Code that draws figures
·····

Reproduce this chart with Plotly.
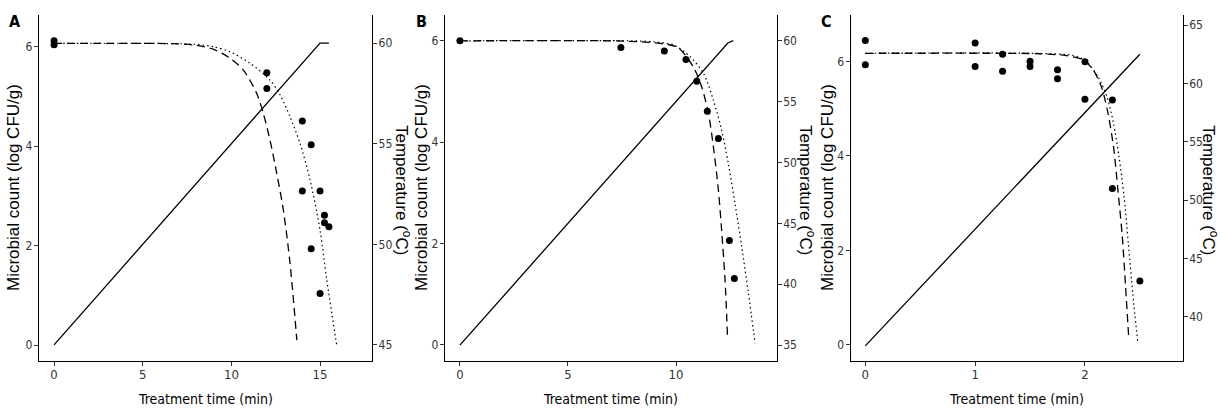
import plotly.graph_objects as go

# ---------------- Panel A ----------------
a_time = [0, 0, 12, 12, 14, 14.5, 14, 15, 15.25, 15.25, 15.5, 14.5, 15]
a_count = [6.12, 6.04, 5.48, 5.16, 4.51, 4.03, 3.10, 3.10, 2.61, 2.46, 2.38, 1.94, 1.04]
a_dash_t = [0, 4, 7, 8, 9, 9.93, 10.68, 11.43, 11.80, 12.18, 12.56, 12.93, 13.31, 13.69]
a_dash_n = [6.07, 6.07, 6.06, 6.03, 5.95, 5.77, 5.53, 5.06, 4.66, 4.12, 3.45, 2.72, 1.64, 0.10]
a_dot_t = [0, 5, 8, 9, 9.93, 11.05, 12.18, 12.75, 13.31, 13.87, 14.44, 15.0, 15.38, 15.94]
a_dot_n = [6.07, 6.07, 6.05, 6.0, 5.90, 5.67, 5.33, 5.03, 4.59, 4.06, 3.32, 2.31, 1.31, 0.0]
a_temp_t = [0, 15, 15.5]
a_temp = [45, 60, 60]

# ---------------- Panel B ----------------
b_time = [0, 7.45, 9.46, 10.46, 10.96, 11.45, 11.96, 12.47, 12.7]
b_count = [6.0, 5.87, 5.80, 5.63, 5.20, 4.61, 4.07, 2.06, 1.31]
b_dash_t = [0, 7, 8.33, 9.26, 10.03, 10.49, 10.88, 11.19, 11.5, 11.73, 11.96, 12.11, 12.27, 12.38]
b_dash_n = [6.0, 6.0, 5.98, 5.95, 5.88, 5.69, 5.42, 5.09, 4.57, 3.91, 3.06, 2.27, 1.28, 0.2]
b_dot_t = [0, 8, 9.0, 9.88, 10.65, 11.27, 11.73, 12.11, 12.42, 12.73, 13.04, 13.35, 13.66]
b_dot_n = [6.0, 6.0, 5.98, 5.92, 5.69, 5.36, 4.83, 4.24, 3.58, 2.79, 1.94, 1.02, 0.03]
b_temp_t = [0, 12.4, 12.65]
b_temp = [35, 59.8, 60]

# ---------------- Panel C ----------------
c_time = [0, 0, 1, 1, 1.25, 1.25, 1.5, 1.5, 1.75, 1.75, 2.0, 2.0, 2.25, 2.25, 2.5]
c_count = [6.44, 5.93, 6.39, 5.89, 6.15, 5.79, 6.0, 5.89, 5.82, 5.63, 5.99, 5.20, 5.18, 3.31, 1.35]
c_dash_t = [0, 1.2, 1.59, 1.83, 1.985, 2.077, 2.15, 2.21, 2.26, 2.30, 2.34, 2.37, 2.40]
c_dash_n = [6.17, 6.17, 6.16, 6.12, 6.03, 5.81, 5.46, 4.90, 4.19, 3.28, 2.29, 1.23, 0.1]
c_dot_t = [0, 1.5, 1.9, 2.016, 2.12, 2.20, 2.26, 2.31, 2.356, 2.395, 2.435, 2.48]
c_dot_n = [6.17, 6.17, 6.12, 5.99, 5.67, 5.25, 4.69, 3.98, 3.14, 2.15, 1.09, 0.07]
c_temp_t = [0, 2.5]
c_temp = [37.5, 62.5]

panel_labels = ["A", "B", "C"]
x_title = "Treatment time (min)"
y_title = "Microbial count (log CFU/g)"
y2_title = "Temperature (<sup>o</sup>C)"

W, H = 1221, 412
NARROW = "DejaVu Sans Condensed, Liberation Sans Narrow, sans-serif"
SANS = "Liberation Sans, Arial, sans-serif"

panels = [
    dict(time=a_time, count=a_count, dt=a_dash_t, dn=a_dash_n, pt=a_dot_t, pn=a_dot_n,
         tt=a_temp_t, tv=a_temp, px=(39, 372), xr=[-0.85, 17.93], yr=[-0.32, 6.64],
         y2r=[44.2, 61.4], xt=[0, 5, 10, 15], yt=[0, 2, 4, 6], y2t=[45, 50, 55, 60],
         ytl=13, y2tl=403, lab=(15, 22)),
    dict(time=b_time, count=b_count, dt=b_dash_t, dn=b_dash_n, pt=b_dot_t, pn=b_dot_n,
         tt=b_temp_t, tv=b_temp, px=(445, 776.7), xr=[-0.69, 14.66], yr=[-0.32, 6.51],
         y2r=[33.7, 62.1], xt=[0, 5, 10], yt=[0, 2, 4, 6], y2t=[35, 40, 45, 50, 55, 60],
         ytl=421, y2tl=807, lab=(421, 22)),
    dict(time=c_time, count=c_count, dt=c_dash_t, dn=c_dash_n, pt=c_dot_t, pn=c_dot_n,
         tt=c_temp_t, tv=c_temp, px=(850.7, 1182.7), xr=[-0.133, 2.89], yr=[-0.34, 6.98],
         y2r=[36.2, 65.86], xt=[0, 1, 2], yt=[0, 2, 4, 6], y2t=[40, 45, 50, 55, 60, 65],
         ytl=827, y2tl=1210, lab=(826, 22)),
]

top_px, bot_px = 15, 361
ydom = [1 - bot_px / H, 1 - top_px / H]

fig = go.Figure()
layout = dict(
    width=W, height=H, margin=dict(l=0, r=0, t=0, b=0),
    paper_bgcolor="white", plot_bgcolor="white", showlegend=False,
    annotations=[],
)

axis_common = dict(showline=True, linecolor="black", linewidth=1.3, ticks="outside",
                   ticklen=4, tickwidth=1.1, tickcolor="#333333", showgrid=False,
                   zeroline=False, tickfont=dict(family=NARROW, size=13, color="#333333"))
yfont = dict(family=NARROW, size=12, color="#333333")

for i, p in enumerate(panels):
    xi = i + 1
    yl = 2 * i + 1
    yr = 2 * i + 2
    xname = "x" if xi == 1 else f"x{xi}"
    ylname = "y" if yl == 1 else f"y{yl}"
    yrname = f"y{yr}"

    # temperature line (right axis)
    fig.add_trace(go.Scatter(x=p["tt"], y=p["tv"], mode="lines",
                             line=dict(color="black", width=1.3),
                             xaxis=xname, yaxis=yrname, hoverinfo="skip"))
    # model fits
    fig.add_trace(go.Scatter(x=p["dt"], y=p["dn"], mode="lines",
                             line=dict(color="black", width=1.3, dash="8px,5px", shape="spline", smoothing=0.8),
                             xaxis=xname, yaxis=ylname))
    fig.add_trace(go.Scatter(x=p["pt"], y=p["pn"], mode="lines",
                             line=dict(color="black", width=1.2, dash="1.5px,3px", shape="spline", smoothing=0.8),
                             xaxis=xname, yaxis=ylname))
    # observations
    fig.add_trace(go.Scatter(x=p["time"], y=p["count"], mode="markers",
                             marker=dict(color="black", size=7),
                             xaxis=xname, yaxis=ylname))

    xdom = [p["px"][0] / W, p["px"][1] / W]
    layout["xaxis" if xi == 1 else f"xaxis{xi}"] = dict(
        axis_common, domain=xdom, range=p["xr"], tickvals=p["xt"], anchor=ylname,
        ticklabelstandoff=-3)
    layout["yaxis" if yl == 1 else f"yaxis{yl}"] = dict(
        axis_common, domain=ydom, range=p["yr"], tickvals=p["yt"], anchor=xname,
        tickfont=yfont, ticklabelstandoff=-1)
    layout[f"yaxis{yr}"] = dict(
        axis_common, domain=ydom, range=p["y2r"], tickvals=p["y2t"], anchor=xname,
        overlaying=ylname, side="right", tickfont=yfont, ticklabelstandoff=-1)

    cx = (p["px"][0] + p["px"][1]) / 2
    layout["annotations"] += [
        dict(text=x_title, x=cx / W, y=1 - 399 / H, xref="paper", yref="paper",
             showarrow=False, xanchor="center", yanchor="middle",
             font=dict(family=NARROW, size=14, color="black")),
        dict(text=y_title, x=p["ytl"] / W, y=1 - 188 / H, xref="paper", yref="paper",
             showarrow=False, xanchor="center", yanchor="middle", textangle=-90,
             font=dict(family=SANS, size=17, color="black")),
        dict(text=y2_title, x=p["y2tl"] / W, y=1 - 190 / H, xref="paper", yref="paper",
             showarrow=False, xanchor="center", yanchor="middle", textangle=90,
             font=dict(family=SANS, size=17, color="black")),
        dict(text="<b>" + panel_labels[i] + "</b>", x=p["lab"][0] / W, y=1 - p["lab"][1] / H,
             xref="paper", yref="paper", showarrow=False, xanchor="center", yanchor="middle",
             font=dict(family=NARROW, size=16, color="black")),
    ]

fig.update_layout(**layout)
fig.write_html("out.html")
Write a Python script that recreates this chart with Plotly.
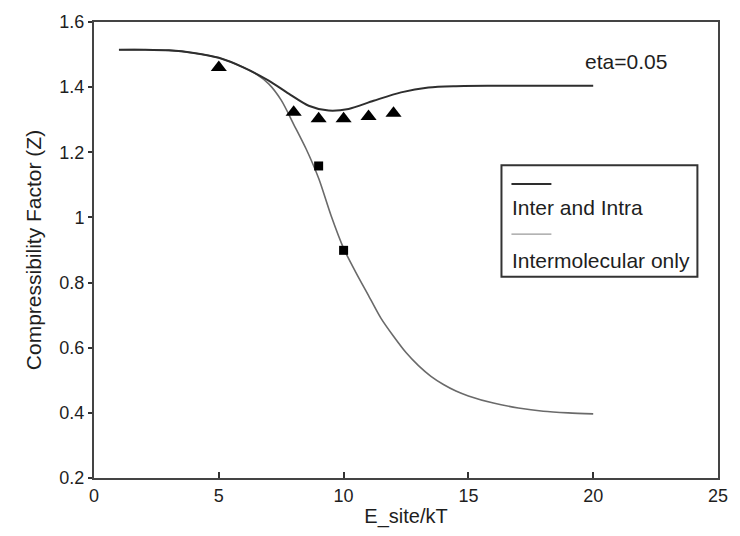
import plotly.graph_objects as go

# Curves
upper_x = [1, 2, 3, 4, 5, 6, 7, 7.8, 8.6, 9.4, 10.2, 11.2, 12.3, 13.4, 14.5, 16, 18, 20]
upper_y = [1.515, 1.515, 1.513, 1.505, 1.49, 1.46, 1.42, 1.38, 1.343, 1.328, 1.333, 1.358, 1.384, 1.399, 1.403, 1.404, 1.404, 1.404]
lower_x = [1, 2, 3, 4, 5, 6, 6.5, 7, 7.5, 8, 8.5, 9, 9.5, 10, 10.5, 11, 11.5, 12, 12.5, 13, 13.5, 14, 14.5,
           15, 16, 17, 18, 19, 20]
lower_y = [1.515, 1.515, 1.513, 1.505, 1.49, 1.46, 1.44, 1.41, 1.36, 1.286, 1.21, 1.12, 1.005, 0.905, 0.83, 0.76,
           0.69, 0.635, 0.585, 0.545, 0.512, 0.487, 0.467, 0.452, 0.43, 0.415, 0.405, 0.4, 0.397]
# Simulation points
tri_x = [5, 8, 9, 10, 11, 12]
tri_y = [1.46, 1.323, 1.303, 1.303, 1.31, 1.32]
sq_x = [9, 10]
sq_y = [1.158, 0.899]

x_ticks = [0, 5, 10, 15, 20, 25]
y_ticks = [0.2, 0.4, 0.6, 0.8, 1, 1.2, 1.4, 1.6]
y_labels = ["0.2", "0.4", "0.6", "0.8", "1", "1.2", "1.4", "1.6"]
legend_names = ["Inter and Intra", "Intermolecular only"]

FONT = "Liberation Sans, Arial, sans-serif"
TXT = "#1e1e1e"

fig = go.Figure()
fig.add_trace(go.Scatter(x=lower_x, y=lower_y, mode="lines",
                         line=dict(color="#6a6a6a", width=1.6, shape="spline", smoothing=0.8),
                         name=legend_names[1]))
fig.add_trace(go.Scatter(x=upper_x, y=upper_y, mode="lines",
                         line=dict(color="#2e2e2e", width=2, shape="spline", smoothing=0.8),
                         name=legend_names[0]))
fig.add_trace(go.Scatter(x=tri_x, y=tri_y, mode="markers",
                         marker=dict(symbol="triangle-up", size=14, color="black"), name="tri"))
fig.add_trace(go.Scatter(x=sq_x, y=sq_y, mode="markers",
                         marker=dict(symbol="square", size=9, color="black"), name="sq"))

fig.update_layout(
    width=740, height=536,
    margin=dict(l=94, r=17, t=17, b=57),
    paper_bgcolor="white", plot_bgcolor="white",
    showlegend=False,
    font=dict(family=FONT, color=TXT, size=18),
    xaxis=dict(range=[0, 25], tickvals=x_ticks, ticks="inside", ticklen=6, tickwidth=1.5, tickcolor="#333",
               showgrid=False, zeroline=False, showline=True, linecolor="#444", linewidth=2, mirror=True,
               title=dict(text="E_site/kT", font=dict(size=20), standoff=4),
               tickfont=dict(size=18)),
    yaxis=dict(range=[0.2, 1.6], tickvals=y_ticks, ticktext=y_labels, ticks="outside", ticklen=4, tickwidth=1.5,
               tickcolor="#333", showgrid=False, zeroline=False, showline=True, linecolor="#444", linewidth=2,
               mirror=True, title=dict(text="Compressibility Factor (Z)", font=dict(size=21), standoff=12),
               tickfont=dict(size=18)),
)

# Custom legend box
fig.add_shape(type="rect", xref="paper", yref="paper", x0=0.653, x1=0.967, y0=0.4416, y1=0.686,
              line=dict(color="#333", width=2), fillcolor="white", layer="above")
fig.add_shape(type="line", xref="paper", yref="paper", x0=0.669, x1=0.733, y0=0.645, y1=0.645,
              line=dict(color="#2e2e2e", width=2))
fig.add_shape(type="line", xref="paper", yref="paper", x0=0.669, x1=0.733, y0=0.5346, y1=0.5346,
              line=dict(color="#9a9a9a", width=1.2))
fig.add_annotation(xref="paper", yref="paper", x=0.667, y=0.593, text=legend_names[0], showarrow=False,
                   xanchor="left", yanchor="middle", font=dict(size=21, color=TXT))
fig.add_annotation(xref="paper", yref="paper", x=0.667, y=0.478, text=legend_names[1], showarrow=False,
                   xanchor="left", yanchor="middle", font=dict(size=21, color=TXT))
fig.add_annotation(xref="paper", yref="paper", x=0.852, y=0.913, text="eta=0.05", showarrow=False,
                   xanchor="center", yanchor="middle", font=dict(size=21, color=TXT))

fig.write_html("out.html")
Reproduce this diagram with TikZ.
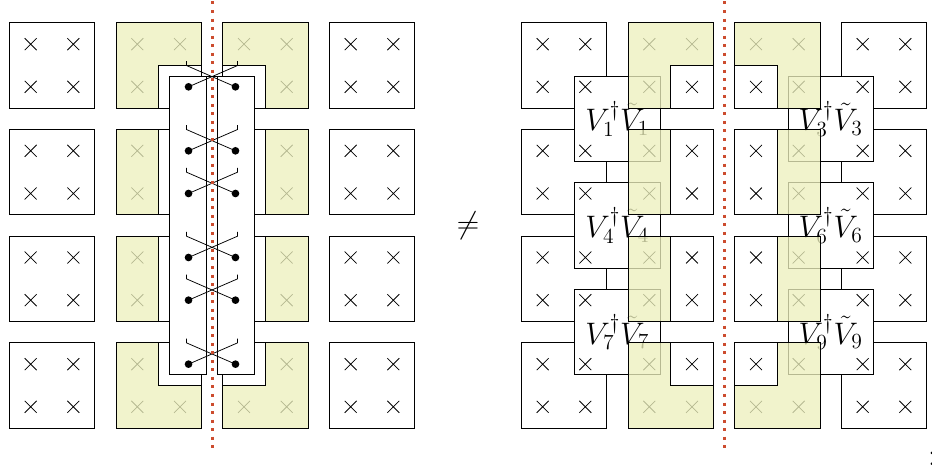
\documentclass[tikz,border=0pt]{standalone}
\definecolor{patchyellow}{rgb}{0.93,0.94,0.74}
\definecolor{cutred}{rgb}{0.80,0.30,0.18}
\tikzset{
	patch/.style={draw=black,fill=patchyellow,fill opacity=.77},
	tile/.style={draw=black,fill=white},
	wiredot/.style={circle,fill=black,inner sep=0pt,minimum size=.18cm},
	cutline/.style={cutred,line width=2pt,dash pattern=on 2pt off 3.69pt},
	vlabel/.style={font=\huge},
}
\newcommand{\crossat}[2]{\draw (#1-.14,#2-.14)--(#1+.14,#2+.14) (#1-.14,#2+.14)--(#1+.14,#2-.14);}
\begin{document}
\begin{tikzpicture}[line width=.5pt]
	\useasboundingbox (-1.219,1.535) rectangle (20.625,-9.41);
	\foreach \dx in {0,12}{
		\begin{scope}[xshift=\dx cm]
			\foreach \x in {0,2.5,5,7.5}
				\foreach \y in {0,-2.5,-5,-7.5}
					\draw[tile] (\x-1,\y-1) rectangle (\x+1,\y+1);
		\end{scope}
	}
	\foreach \x in {12.25,17.25}
		\foreach \y in {-.25,-2.75,-5.25}
			\draw[tile] (\x,\y) rectangle (\x+2,\y-2);
	\foreach \dx in {0,12}{
		\begin{scope}[xshift=\dx cm]
			\foreach \x in {-.5,.5,2,3,4.5,5.5,7,8}{
				\foreach \y in {.5,-.5,-2,-3,-4.5,-5.5,-7,-8}{
					\crossat{\x}{\y}
				}
			}
		\end{scope}
	}
	\node[vlabel] (v1) at (13.25,-1.25) {$V_1^\dagger\tilde V_1$};
	\node[vlabel] (v4) at (13.25,-3.75) {$V_4^\dagger\tilde V_4$};
	\node[vlabel] (v7) at (13.25,-6.25) {$V_7^\dagger\tilde V_7$};
	\node[vlabel] (v3) at (18.25,-1.25) {$V_3^\dagger\tilde V_3$};
	\node[vlabel] (v6) at (18.25,-3.75) {$V_6^\dagger\tilde V_6$};
	\node[vlabel] (v9) at (18.25,-6.25) {$V_9^\dagger\tilde V_9$};
	\foreach \dx in {0,12}{
		\begin{scope}[xshift=\dx cm]
			\draw[patch] (1.5,1)--(3.5,1)--(3.5,0)--(2.5,0)--(2.5,-1)--(1.5,-1)--cycle;
			\draw[patch] (1.5,-1.5) rectangle (2.5,-3.5);
			\draw[patch] (1.5,-4) rectangle (2.5,-6);
			\draw[patch] (1.5,-8.5)--(3.5,-8.5)--(3.5,-7.5)--(2.5,-7.5)--(2.5,-6.5)--(1.5,-6.5)--cycle;
			\draw[patch] (6,1)--(4,1)--(4,0)--(5,0)--(5,-1)--(6,-1)--cycle;
			\draw[patch] (5,-1.5) rectangle (6,-3.5);
			\draw[patch] (5,-4) rectangle (6,-6);
			\draw[patch] (6,-8.5)--(4,-8.5)--(4,-7.5)--(5,-7.5)--(5,-6.5)--(6,-6.5)--cycle;
		\end{scope}
	}
	\draw[fill=white] (3.625,-7.25)--(2.75,-7.25)--(2.75,-.25)--(4.75,-.25)--(4.75,-7.25)--(3.875,-7.25)--(3.875,-.25)--(3.625,-.25)--cycle;
	\foreach \i/\y in {1/-.5,2/-2,3/-3,4/-4.5,5/-5.5,6/-7}{
		\node[wiredot] (l\i) at (3.2,\y) {};
		\node[wiredot] (r\i) at (4.3,\y) {};
		\coordinate (tl\i) at (3.15,\y+.5);
		\coordinate (tr\i) at (4.35,\y+.5);
		\draw (l\i.center)--(tr\i)--++(0,.1);
		\draw (r\i.center)--(tl\i)--++(0,.1);
	}
	\draw[cutline] (3.75,1.5)--(3.75,-9);
	\draw[cutline] (15.75,1.5)--(15.75,-9);
	\node[font=\huge] (neq) at (9.75,-3.75) {$\neq$};
	\node[font=\huge,anchor=base west] (stop) at (20.41,-9.37) {;};
\end{tikzpicture}
\end{document}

·····

> What you should do: Determine how many lines include the string "Reproduce". Give no answer but the number.

> Final answer: 2